Include the line with "plt.rcParams['font.family'] = ['Noto" and every line before it in the entries below, echoed exactly, but not the pictures.

◇ ◇ ◇

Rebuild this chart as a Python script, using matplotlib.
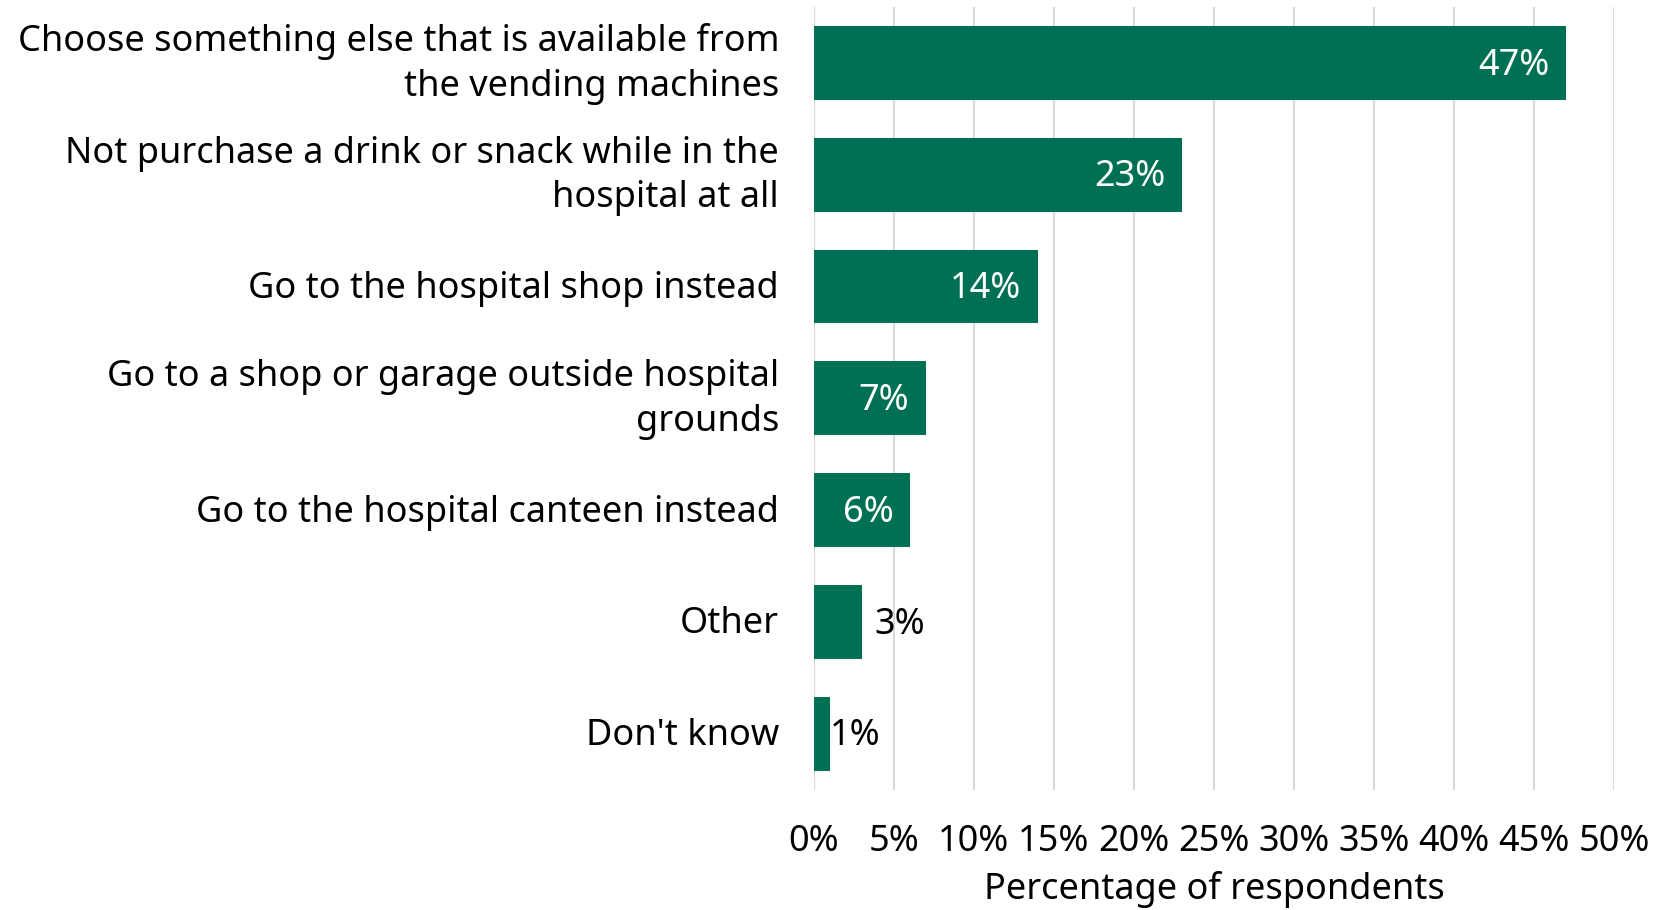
import matplotlib
matplotlib.use("Agg")
import matplotlib.pyplot as plt
from matplotlib.ticker import MultipleLocator, FuncFormatter
from matplotlib.transforms import ScaledTranslation

plt.rcParams['font.family'] = ['Noto Sans', 'DejaVu Sans']

categories = [
    "Choose something else that is available from\nthe vending machines",
    "Not purchase a drink or snack while in the\nhospital at all",
    "Go to the hospital shop instead",
    "Go to a shop or garage outside hospital\ngrounds",
    "Go to the hospital canteen instead",
    "Other",
    "Don't know",
]
values = [47, 23, 14, 7, 6, 3, 1]
inside_label = [True, True, True, True, True, False, False]

bar_color = "#007054"
grid_color = "#d9d9d9"
font_size = 26
# label offsets (points) beside the bar end
outside_pad = {3: 9, 1: 0}

fig = plt.figure(figsize=(16.55, 9.1), dpi=100)
ax = fig.add_axes([0.4918, 0.1323, 0.4834, 0.8600])

y = list(range(len(categories)))
bars = ax.barh(y, values, height=0.66, color=bar_color, zorder=3)
ax.set_ylim(len(categories) - 0.5, -0.5)
ax.set_xlim(0, 50)

ax.xaxis.set_major_locator(MultipleLocator(5))
ax.xaxis.set_major_formatter(FuncFormatter(lambda v, p: f"{v:.0f}%"))
ax.grid(axis="x", color=grid_color, linewidth=1.5, zorder=0)
ax.set_axisbelow(True)

ax.set_yticks(y)
ax.set_yticklabels(categories, fontsize=font_size, linespacing=1.31)
ax.tick_params(axis="y", length=0, pad=25)
ax.tick_params(axis="x", length=0, pad=25, labelsize=font_size)
for s in ax.spines.values():
    s.set_visible(False)

# nudge category labels so wrapped text sits centred on its bar
for lbl in ax.get_yticklabels():
    lift = 5.5 if "\n" in lbl.get_text() else 1.5
    lbl.set_transform(lbl.get_transform() +
                      ScaledTranslation(0, lift / 72, fig.dpi_scale_trans))

ax.set_xlabel("Percentage of respondents", fontsize=font_size, labelpad=8)

for bar, v, inside in zip(bars, values, inside_label):
    cy = bar.get_y() + bar.get_height() / 2
    if inside:
        ax.annotate(f"{v}%", (v, cy), xytext=(-12, -2), textcoords="offset points",
                    ha="right", va="center", color="white", fontsize=font_size)
    else:
        ax.annotate(f"{v}%", (v, cy), xytext=(outside_pad.get(v, 4), -2),
                    textcoords="offset points",
                    ha="left", va="center", color="black", fontsize=font_size)

fig.savefig("out.png", dpi=100, facecolor="white")
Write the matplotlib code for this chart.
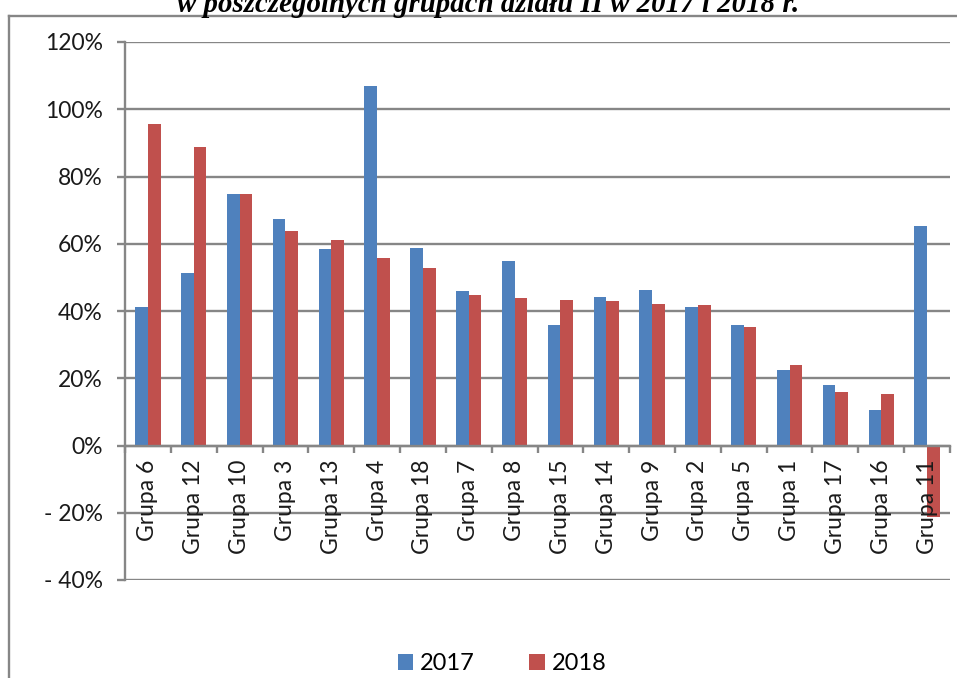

◇ ◇ ◇

Correct result:
Rebuild this chart as a Python script, using matplotlib.
import matplotlib
matplotlib.use("Agg")
import matplotlib.pyplot as plt
from matplotlib.ticker import MultipleLocator, FuncFormatter
from matplotlib.transforms import ScaledTranslation

plt.rcParams['font.family'] = ['Noto Sans', 'DejaVu Sans']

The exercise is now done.